Nine years after a catastrophic earthquake battered Yushu Tibetan Autonomous Prefecture, which killed thousands of people, new schools, hospitals and squares have mushroomed out of debris, and the locals are rebuilding their new life.
Lodru Gyatso, 16, lost his father in the magnitude-7.1 quake, which hit Yushu in northwest China's Qinghai province on April 14, 2010 and left around 3,000 people dead or missing.
"I was reading books in school when the quake struck," he said. "When I got back home, my brother told me our dad had been buried under the toppled house."
Lodru Gyatso's mother passed away when he was young. He was admitted to a local orphan school after the quake. The school is now home to more than 460 students, many of whom lost their parents in the disaster.
"After the earthquake, we have received many donations, which help to improve our infrastructure," said Nyima Rigzin, headmaster of the school.
The school, humble with one-storey temporary houses, now has a classroom building, dormitory building, canteen and library.
Lodru Gyatso likes to make robots in the classroom equipped with a 3D-printer.
For 23-year-old Dawa Tsedin, takeout delivery is a bit boring. But it allows him to enjoy the beauty of Yushu's new cityscape, which has sprung up from a remote, backward town to a modern city over the past nine years.
Dawa Tsedin chose to be a take-away food delivery man in Yushu after graduating from a vocational school in Xi'an, capital of neighboring Shaanxi Province.
He said he returned because he had seen great potential in takeout delivery in the city.
"In the past, I couldn't believe that takeout delivery was available in Yushu," he said. "Now as I pass by the landmarks such as the Gesar Square, I really feel that Yushu looks like a big city."
New buildings with Tibetan characteristics, new business quarters and broad avenues have sprung up in the city, in sharp contrast to the scenes before the quake.
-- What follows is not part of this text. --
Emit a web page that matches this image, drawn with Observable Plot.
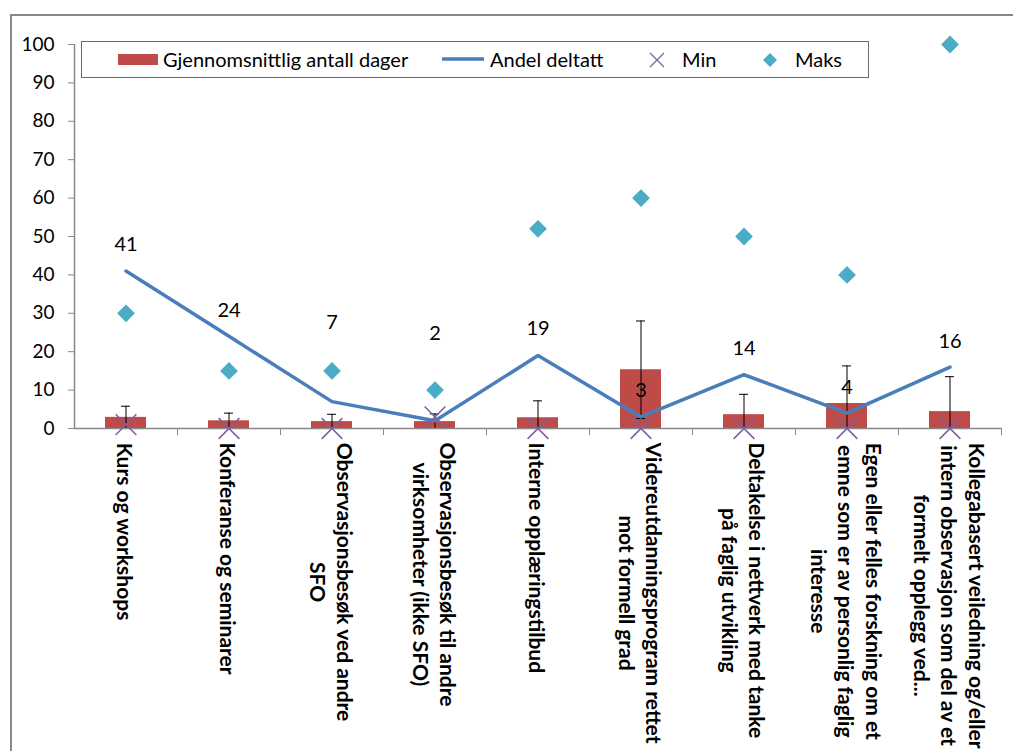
<!DOCTYPE html>
<html>
<head>
<meta charset="utf-8">
<script src="https://cdn.jsdelivr.net/npm/d3@7"></script>
<script src="https://cdn.jsdelivr.net/npm/@observablehq/plot@0.6"></script>
<style>
  html, body { margin: 0; padding: 0; background: #fff; overflow: hidden; }
  #wrap { position: relative; width: 1013px; height: 751px; overflow: hidden; font-family: Lato, "Open Sans", sans-serif; }
  #frame { position: absolute; left: 10px; top: 14px; width: 1100px; height: 800px; border: 2px solid #898989; box-sizing: border-box; }
  #chart { position: absolute; left: 0; top: 0; }
  #legend { position: absolute; left: 81px; top: 41px; width: 788px; height: 37px; border: 1.5px solid #6a6a6a; box-sizing: border-box; background: #fff; font-size: 20px; color: #000; }
  #legend .it { position: absolute; top: 0; line-height: 34px; white-space: nowrap; }
  #legend svg { position: absolute; }
</style>
</head>
<body>
<div id="wrap">
  <div id="frame"></div>
  <div id="chart"></div>
  <div id="legend"></div>
</div>
<script>
// ---- data ----
const categories = [
  "Kurs og workshops",
  "Konferanse og seminarer",
  "Observasjonsbesøk ved andre\nSFO",
  "Observasjonsbesøk til andre\nvirksomheter (ikke SFO)",
  "Interne opplæringstilbud",
  "Videreutdanningsprogram rettet\nmot formell grad",
  "Deltakelse i nettverk med tanke\npå faglig utvikling",
  "Egen eller felles forskning om et\nemne som er av personlig faglig\ninteresse",
  "Kollegabasert veiledning og/eller\nintern observasjon som del av et\nformelt opplegg ved..."
];
const avgDays = [2.9, 2.0, 1.8, 1.8, 2.8, 15.3, 3.6, 6.5, 4.4];      // Gjennomsnittlig antall dager
const avgDaysErr = [2.9, 2.0, 1.9, 2.0, 4.4, 12.7, 5.3, 9.8, 9.1];  // error bar size
const shareTaken = [41, 24, 7, 2, 19, 3, 14, 4, 16];                // Andel deltatt
const shareLabelLevel = [47.8, 30.6, 27.6, 24.7, 26.0, 9.8, 20.8, 10.6, 22.6];
const minValues = [1, 0, 0, 3, 0, 0, 0, 0, 0];                      // Min
const maxValues = [30, 15, 15, 10, 52, 60, 50, 40, 100];            // Maks
const yTicks = [0, 10, 20, 30, 40, 50, 60, 70, 80, 90, 100];
const seriesNames = ["Gjennomsnittlig antall dager", "Andel deltatt", "Min", "Maks"];

const colors = { bar: "#BE4B48", line: "#4A7EBB", min: "#7D60A0", max: "#4BACC6", axis: "#888888" };

const data = categories.map((c, i) => ({
  cat: c, avg: avgDays[i], err: avgDaysErr[i], share: shareTaken[i],
  labelLevel: shareLabelLevel[i], min: minValues[i], max: maxValues[i]
}));

// measure label widths for centered rotated multi-line labels
const ctx = document.createElement("canvas").getContext("2d");
const labelFont = 21;
ctx.font = `bold ${labelFont}px Lato`;
const labelLen = categories.map(c => d3.max(c.split("\n"), l => ctx.measureText(l).width));

const W = 1013, H = 751;
const mL = 74, mR = 12, mT = 44, mB = 323;
const bandW = (W - mL - mR) / categories.length;

const marks = [
  Plot.barY(data, { x: "cat", y: "avg", fill: colors.bar, insetLeft: 31, insetRight: 31 }),
  Plot.ruleX(data, { x: "cat", y1: d => Math.max(0, d.avg - d.err), y2: d => d.avg + d.err, stroke: "#000", strokeWidth: 1 }),
  Plot.tickY(data, { x: "cat", y: d => d.avg + d.err, stroke: "#000", strokeWidth: 1, insetLeft: 47, insetRight: 47 }),
  Plot.tickY(data.filter(d => d.avg - d.err > 0), { x: "cat", y: d => d.avg - d.err, stroke: "#000", strokeWidth: 1, insetLeft: 47, insetRight: 47 }),
  Plot.ruleY([0], { stroke: colors.axis, strokeWidth: 1.5 }),
  Plot.ruleX([categories[0]], { x: d => d, dx: -bandW / 2, y1: 0, y2: 100, stroke: colors.axis, strokeWidth: 1.5 }),
  Plot.axisX({ tickSize: 7, dx: bandW / 2, tickFormat: () => "", stroke: colors.axis, label: null }),
  Plot.axisY(yTicks, { tickSize: 6, tickPadding: 14, fontSize: 19, stroke: colors.axis, fill: "#000", label: null }),
  Plot.lineY(data, { x: "cat", y: "share", stroke: colors.line, strokeWidth: 3.5 }),
  Plot.dot(data, { x: "cat", y: "min", symbol: "times", r: 9.5, stroke: colors.min, strokeWidth: 1.5 }),
  Plot.dot(data, { x: "cat", y: "max", symbol: "diamond2", r: 8, fill: colors.max, stroke: "none" }),
  Plot.text(data, { x: "cat", y: "labelLevel", text: d => String(d.share), fontSize: 20, fill: "#000" })
];
categories.forEach((c, i) => {
  marks.push(Plot.text([c], {
    x: d => d, frameAnchor: "bottom", text: d => d, rotate: 90,
    textAnchor: "middle", lineAnchor: "middle", lineHeight: 1.3,
    dy: 14 + labelLen[i] / 2, fontSize: labelFont, fontWeight: "bold", fill: "#000"
  }));
});

const chart = Plot.plot({
  width: W, height: H,
  marginLeft: mL, marginRight: mR, marginTop: mT, marginBottom: mB,
  x: { type: "band", domain: categories, padding: 0, axis: null, label: null },
  y: { domain: [0, 100], axis: null, label: null },
  style: { fontFamily: "Lato, 'Open Sans', sans-serif", background: "transparent", overflow: "visible", color: "#000" },
  marks
});
document.getElementById("chart").appendChild(chart);

// ---- legend ----
const legend = document.getElementById("legend");
function item(left, text) {
  const s = document.createElement("span");
  s.className = "it"; s.style.left = left + "px"; s.textContent = text;
  legend.appendChild(s);
}
function svgEl(left, top, w, h, inner) {
  const div = document.createElement("div");
  div.innerHTML = `<svg width="${w}" height="${h}" style="left:${left}px;top:${top}px">${inner}</svg>`;
  legend.appendChild(div.firstChild);
}
svgEl(36, 12, 40, 11, `<rect width="40" height="11" fill="${colors.bar}"/>`);
item(81, seriesNames[0]);
svgEl(360, 13, 42, 8, `<line x1="0" y1="4" x2="42" y2="4" stroke="${colors.line}" stroke-width="3.5"/>`);
item(408, seriesNames[1]);
svgEl(567, 10, 16, 16, `<path d="M1,1L15,15M15,1L1,15" stroke="${colors.min}" stroke-width="1.2" fill="none"/>`);
item(600, seriesNames[2]);
svgEl(681, 11, 14, 14, `<path d="M7,0L14,7L7,14L0,7Z" fill="${colors.max}"/>`);
item(713, seriesNames[3]);
</script>
</body>
</html>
Cai Chengyong, the city's Party chief, said Yushu has also been improving urban management and building a smart city with advanced technologies.
To date, the city has invested over six million yuan (about $895,000) to build an intelligent urban management network covering all streets and communities.
During reconstruction, Beijing has lent a hand, investing heavily in infrastructure construction and bringing talent of education, medicine, city planning and urban management.
Pei Zhifei, a veteran gynecologist from a hospital in Beijing, has been working in the Yushu Prefectural People's Hospital since 2017, tutoring local doctors in complex surgeries.
"Now many critically ill patients get treated in Yushu," said Pei. "And many patients from Sichuan and Tibet have come to our hospital seeking medical help."
Official data show 163 experts from Beijing, including teachers and doctors, have worked in Yushu to assist the reconstruction.
In recent years, Yushu has received a growing number of tourists from home and abroad as it has listed tourism as a pillar industry.
Ashak Yumpon, director of Yushu prefecture tourism bureau, said the prefecture, home to the Hol Xil Nature Reserve and the headwaters of the Yangtze, Yellow and Lancang (Mekong) rivers, boasts abundant tourism resources.
"We will promote sustainable development of the tourism industry and build ourselves into an international tourism destination," he said.